If you do use this, I’d love to hear about it—leave a comment on this entry if you like. If there’s any interest, I might do another version that lets you mix gifs or pngs into the gallery.

Here’s what people said about this entry.

woohoo! well done, can't wait to give it a bash.

(PS like the comment button, hehe)

Added by shauny on a Friday in January.

and you got the caption thing happening! suhweeeeeeeeeeeeeeet! it is sickening how quickly you learn things, your talents are wasted on that bin-emptying job.

Added by shauny on a Friday in January.

Yeah, but a hundred and fifty quid a bin! One hundred and fifty!

[Has sudden horror of Inland Revenue reading this and thinking I'm moonlighting.]

Added by Rory on a Friday in January.

i've been trying to get this work all freaking weekend and i know i am doing something fundamentally stupid, however i am determined to have it working by the time you get back... hehe.

Added by shauny on a Monday in February.

Yikes. Emergency clarification of instructions on its way, Shauna.

Added by Rory on a Tuesday in February.

Okay folks, just a little difficulty with absolute and relative paths... here's a quick primer:

RELATIVE LINKS are relative to your current location...

<a href="example/file.html">link</a>

Links to file.html inside a folder called example on the same level as the file you're linking from.

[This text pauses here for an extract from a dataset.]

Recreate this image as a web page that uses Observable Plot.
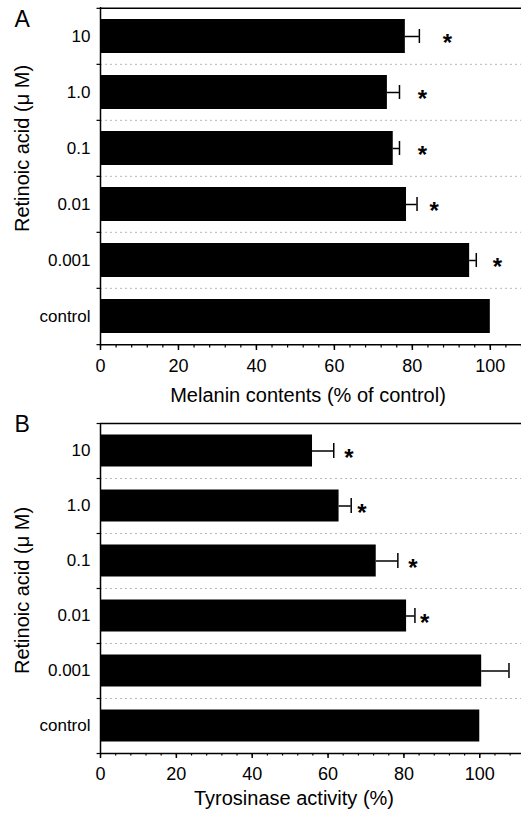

<a href="../example/file.html">link</a>

Links to file.html inside a folder called example located one level up from the file you're linking from. Use this if your current file is in (say) domain.org/photos/ and you want to link to a file in domain.org/example/

<a href="../../example/file.html">link</a>

As in previous example, but two levels up.

ABSOLUTE LINKS always start with a "/"...

<a href="/">link</a>

Links to the top level of your domain, i.e. to domain.org/

<a href="/example/">link</a>

Links to a folder called example located at the top level of your domain, i.e. domain.org/example/

And finally there are REMOTE LINKS, where you just put in the whole URL.

Added by Rory on a Tuesday in February.